The one-time Sub Pop signees were overdubbing songs for their Black Love album at Robert Lang Studio in the fall of 1995. The band had been hearing strange noises and a tape machine had broken down without warning—the explanation is complex, but repeated calls to the manufacturer stumped technicians. Two nights in a row, engineer Steve Culp woke up Lang with phone calls, asking him to come to the studio and assuage the band. The second time, Lang says, he arrived to find singer Greg Dulli with a fearful look on his face. A friend of Dulli’s—a medium—had been in the house and declared supernatural forces at work.
Whigs bassist John Curley says his memory of the sessions have dulled with time, but he does recall strange goings-on, enough to convince the band a medium was a good idea. “Greg’s friend came over and did her thing,” which included burning sage to cleanse the space, Curley says. “After that, there were no more occurrences that I was aware of.

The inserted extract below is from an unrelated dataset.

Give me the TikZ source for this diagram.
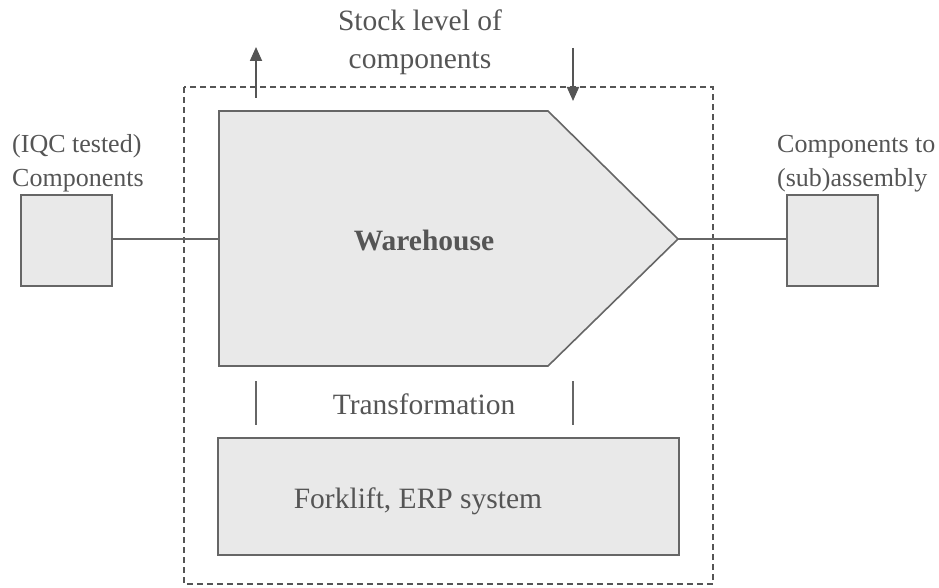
\documentclass[tikz,border=0pt]{standalone}
\usepackage{fontspec}
\setmainfont{Liberation Serif}
\usetikzlibrary{arrows.meta}
\definecolor{inkgray}{HTML}{555555}
\definecolor{edgegray}{HTML}{666666}
\definecolor{boxfill}{HTML}{E9E9E9}
\begin{document}
\begin{tikzpicture}[x=1pt,y=-1pt,
  every node/.style={inner sep=0pt, text=inkgray},
  bigtext/.style={font=\fontsize{29.5}{38}\selectfont},
  sidetext/.style={font=\fontsize{26}{34}\selectfont},
  shapebox/.style={draw=edgegray, fill=boxfill, line width=1.6pt},
  link/.style={draw=edgegray, line width=1.6pt},
  flowarrow/.style={draw=inkgray, line width=1.8pt, -{Triangle[width=12pt,length=14pt]}},
  boundary/.style={draw=inkgray, line width=1.3pt, dash pattern=on 6pt off 4pt}]
  \useasboundingbox (0,0) rectangle (939,588);

  % system boundary
  \draw[boundary] (184,87) rectangle (713,584);

  % warehouse process
  \draw[shapebox] (219,111) -- (548,111) -- (678,239) -- (548,366) -- (219,366) -- cycle;
  \coordinate (whin) at (219,239);
  \coordinate (whout) at (678,239);
  \node[bigtext, font=\fontsize{29.5}{38}\selectfont\bfseries, anchor=base] (wh) at (424,250) {Warehouse};

  % input and output boxes
  \node[shapebox, minimum width=91pt, minimum height=91pt, anchor=north west] (inbox) at (20,194) {};
  \node[shapebox, minimum width=91pt, minimum height=91pt, anchor=north west] (outbox) at (786,194) {};
  \draw[link] (inbox.east |- whin) -- (whin);
  \draw[link] (whout) -- (outbox.west |- whout);
  \node[sidetext, align=left, anchor=base west] (inlabel) at (12,186) {(IQC tested)\\Components};
  \node[sidetext, align=left, anchor=base west] (outlabel) at (777,186) {Components to\\(sub)assembly};

  % stock level control
  \node[bigtext, align=center, anchor=base] (stock) at (420,69) {Stock level of\\components};
  \coordinate (upfoot) at (256,98);
  \coordinate (uphead) at (256,47);
  \coordinate (downtail) at (573,48);
  \coordinate (downhead) at (573,101);
  \draw[flowarrow] (upfoot) -- (uphead);
  \draw[flowarrow] (downtail) -- (downhead);

  % transformation mechanism
  \coordinate (tl1) at (256,381);
  \coordinate (tl2) at (256,425);
  \coordinate (tr1) at (573,381);
  \coordinate (tr2) at (573,425);
  \draw[link] (tl1) -- (tl2);
  \draw[link] (tr1) -- (tr2);
  \node[bigtext, anchor=base] (trans) at (424,414) {Transformation};

  % resources
  \draw[shapebox] (218,438) rectangle (679,555);
  \node[bigtext, anchor=base] (res) at (418,508) {Forklift, ERP system};
\end{tikzpicture}
\end{document}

She told us that spirits can sometimes manifest through electrical systems, which is why lights will flicker and tape machines go crazy.” Curley remains uncertain about the tape machine and the medium’s intervention. “What happened there was odd, but I wouldn’t go as far as to say it proves anything. Certainly the place has that kind of vibe, even for someone who’d consider himself a skeptic.”